Business

Bill Holland could retire at 32, but still takes transit to work

The former CI Financial chief built a fortune in finance, gave away more than $100 million and still works from a Toronto office.

Daniel Okafor

By Daniel Okafor · Business Editor

3 min read

Bill Holland could retire at 32, but still takes transit to work
Photo: Fortune

Bill Holland had enough money to stop working by age 32, but the former CI Financial chief is still going to the office at 67, Fortune reported. His career shows how early wealth did not lead him to leave work or adopt the trappings often associated with multimillionaires.

Fortune, citing a recent Financial Post profile, reported that Holland’s route into finance began after a run of low-status jobs despite his graduation from Toronto’s York University. The jobs included delivering 7Up, factory work and working as a doorman at a Toronto bar, according to the report.

Holland entered Mackenzie Financial Corp. at 27 as a customer service representative, the Financial Post reported. The job involved taking about 120 customer calls a day, according to Fortune’s account of the profile.

Holland told the Financial Post that he did not see the work as unusually hard unless it involved heavy lifting. Within five years, according to Fortune, he had made enough money to retire as Canada’s mutual fund business was expanding quickly.

Holland credited chance as well as ability for his rise, according to the Financial Post. “A lot of people who have disproportionate success, for the most part, are normal people and if they are being honest with you, they will tell you that they got really lucky,” he said. “I got really lucky.”

From a small firm to CI Financial

Rather than retire, Holland joined a small investment company with about $50 million in assets under management, Fortune reported. That business later became CI Financial, where Holland became chief executive in 1999 and executive chair in 2010, according to Fortune.

CI Financial was taken private last year by a United Arab Emirates sovereign wealth fund, and the company had about $140 billion in assets under management, Fortune reported. Holland’s personal fortune has not been publicly fixed, but The Globe and Mail estimated his CI Financial stake at $260 million in 2011, according to Fortune.

Fortune reported that Holland fully sold his CI Financial holdings last year. Even after building substantial wealth, he still travels to his Toronto office five days a week by public transit, according to the report.

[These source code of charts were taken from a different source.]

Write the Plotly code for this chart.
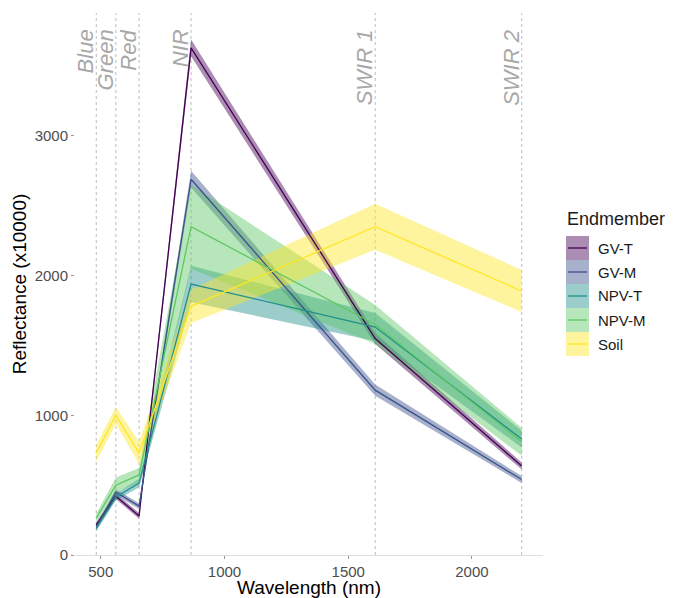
import plotly.graph_objects as go

# ---- data ----
bands = ["Blue", "Green", "Red", "NIR", "SWIR 1", "SWIR 2"]
wavelength = [482, 561, 655, 865, 1609, 2201]

endmembers = ["GV-T", "GV-M", "NPV-T", "NPV-M", "Soil"]
gv_t_mean = [215, 420, 280, 3630, 1550, 637]
gv_t_sd = [20, 20, 20, 60, 40, 25]
gv_m_mean = [200, 450, 350, 2690, 1180, 540]
gv_m_sd = [20, 20, 20, 60, 40, 25]
npv_t_mean = [190, 415, 515, 1940, 1632, 830]
npv_t_sd = [20, 25, 30, 130, 100, 60]
npv_m_mean = [265, 500, 573, 2350, 1650, 810]
npv_m_sd = [30, 55, 50, 300, 140, 100]
soil_mean = [730, 1000, 730, 1780, 2350, 1890]
soil_sd = [60, 60, 80, 120, 165, 150]

means = [gv_t_mean, gv_m_mean, npv_t_mean, npv_m_mean, soil_mean]
sds = [gv_t_sd, gv_m_sd, npv_t_sd, npv_m_sd, soil_sd]
colors = ["#440154", "#3B528B", "#21908C", "#5DC863", "#FDE725"]

x_ticks = [500, 1000, 1500, 2000]
y_ticks = [0, 1000, 2000, 3000]

ALPHA = 0.45


def rgba(hex_color, a):
    h = hex_color.lstrip("#")
    r, g, b = int(h[0:2], 16), int(h[2:4], 16), int(h[4:6], 16)
    return f"rgba({r},{g},{b},{a})"


FONT = "Liberation Sans, Arial, Helvetica, sans-serif"

fig = go.Figure()

# ribbons
for name, m, s, c in zip(endmembers, means, sds, colors):
    upper = [a + b for a, b in zip(m, s)]
    lower = [a - b for a, b in zip(m, s)]
    fig.add_trace(go.Scatter(
        x=wavelength + wavelength[::-1],
        y=upper + lower[::-1],
        fill="toself", fillcolor=rgba(c, ALPHA),
        line=dict(width=0), mode="lines",
        hoverinfo="skip", showlegend=False, name=name,
    ))

# lines
for name, m, c in zip(endmembers, means, colors):
    fig.add_trace(go.Scatter(
        x=wavelength, y=m, mode="lines",
        line=dict(color=c, width=1.3), name=name, showlegend=False,
    ))

# band reference lines and labels
for b, w in zip(bands, wavelength):
    fig.add_shape(type="line", xref="x", yref="paper", x0=w, x1=w, y0=0, y1=1,
                  line=dict(color="#bdbdbd", width=1, dash="3px,3px"), layer="below")
    fig.add_annotation(x=w, y=0.973, xref="x", yref="paper", text=b,
                       textangle=-90, xanchor="right", yanchor="top",
                       showarrow=False, xshift=4,
                       font=dict(family=FONT, size=22, color="#a8a8a8", style="italic"))

# page offset (browser body margin)
OFF = 8
W, H = 673 - OFF, 598 - OFF
L, T, PW, PH = 75 - OFF, 13 - OFF, 468, 542


def px(xp):
    return (xp - OFF - L) / PW


def py(yp):
    return (T + PH - (yp - OFF)) / PH


# manual legend (page pixel positions converted to paper coordinates)
fig.add_annotation(x=px(565), y=py(219), xref="paper", yref="paper", text="Endmember",
                   xanchor="left", yanchor="middle", showarrow=False,
                   font=dict(family=FONT, size=18, color="#1a1a1a"))
for i, (name, c) in enumerate(zip(endmembers, colors)):
    top = 236 + 24 * i
    fig.add_shape(type="rect", xref="paper", yref="paper",
                  x0=px(566), x1=px(589), y0=py(top + 24), y1=py(top),
                  fillcolor=rgba(c, ALPHA), line=dict(width=0))
    fig.add_shape(type="line", xref="paper", yref="paper",
                  x0=px(568), x1=px(587), y0=py(top + 12), y1=py(top + 12),
                  line=dict(color=c, width=1.3))
    fig.add_annotation(x=px(596), y=py(top + 12), xref="paper", yref="paper", text=name,
                       xanchor="left", yanchor="middle", showarrow=False,
                       font=dict(family=FONT, size=15, color="#1a1a1a"))

fig.update_layout(
    width=W, height=H,
    margin=dict(l=L, r=W - L - PW, t=T, b=H - T - PH, autoexpand=False),
    plot_bgcolor="white", paper_bgcolor="white",
    showlegend=False,
    font=dict(family=FONT),
)
fig.update_xaxes(
    range=[396, 2287], tickvals=x_ticks, ticktext=[str(v) for v in x_ticks],
    showgrid=False, zeroline=False, automargin=False,
    showline=True, linecolor="#dedede", linewidth=1,
    ticks="outside", ticklen=3, tickcolor="#999999", tickwidth=1,
    tickfont=dict(family=FONT, size=15, color="#4d4d4d"),
    title=dict(text="Wavelength (nm)", font=dict(family=FONT, size=19, color="#000000"), standoff=4),
)
fig.update_yaxes(
    range=[0, 3880], tickvals=y_ticks, ticktext=[str(v) for v in y_ticks],
    showgrid=False, zeroline=False, showline=False, automargin=False,
    ticks="outside", ticklen=3, tickcolor="#999999", tickwidth=1,
    tickfont=dict(family=FONT, size=15, color="#4d4d4d"),
    title=dict(text="Reflectance (x10000)", font=dict(family=FONT, size=19, color="#000000"), standoff=2),
)

fig.write_html("out.html")
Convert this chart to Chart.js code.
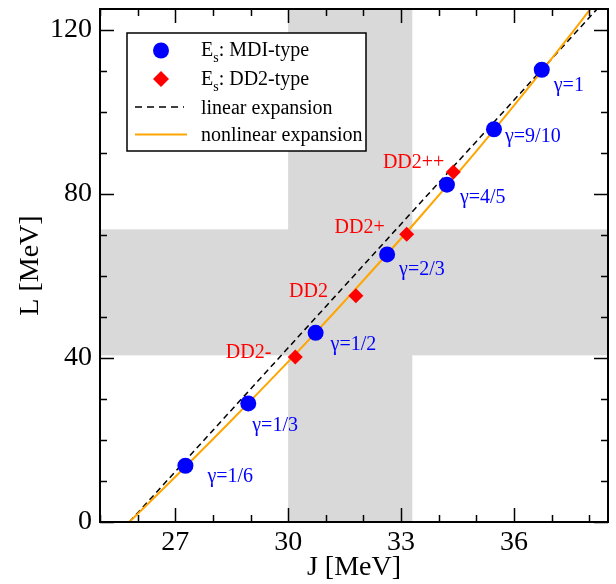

Holland’s current work includes investing, including real estate, and running his family’s philanthropy office, Fortune reported. He has donated more than $100 million to charitable causes over the years, according to Fortune.

Other wealthy figures kept modest habits

Fortune compared Holland’s routine with habits maintained by Warren Buffett and Elon Musk. Buffett, whose fortune exceeds $150 billion, told CBS News last year, “I’m cheap,” according to Fortune.

Buffett still lives in the Omaha, Nebraska, house he bought in 1958 for $31,500, Fortune reported. Fortune said the five-bedroom home is now valued at about $1.3 million, and Buffett has said he would not trade it because he and his late wife raised their three children there.

Fortune also cited a 2017 HBO documentary that described Buffett’s McDonald’s breakfast routine, in which his order varied with the stock market. If markets were down, Fortune reported, he bought two sausage patties for $2.61; if markets were up, he bought a $3.17 bacon, egg and cheese biscuit.

Musk took a different path after years of owning luxury properties, Fortune reported. The Wall Street Journal reported that he sold seven California homes for nearly $130 million after saying in 2020 that he wanted to own no house.

Musk later said his main residence was a roughly $50,000 home near Boca Chica, Texas, rented from SpaceX, according to Fortune. His mother, Maye Musk, wrote on X earlier this year that the home had no food in the fridge and described sleeping in the garage during a visit, Fortune reported.

This story draws on original reporting from Fortune.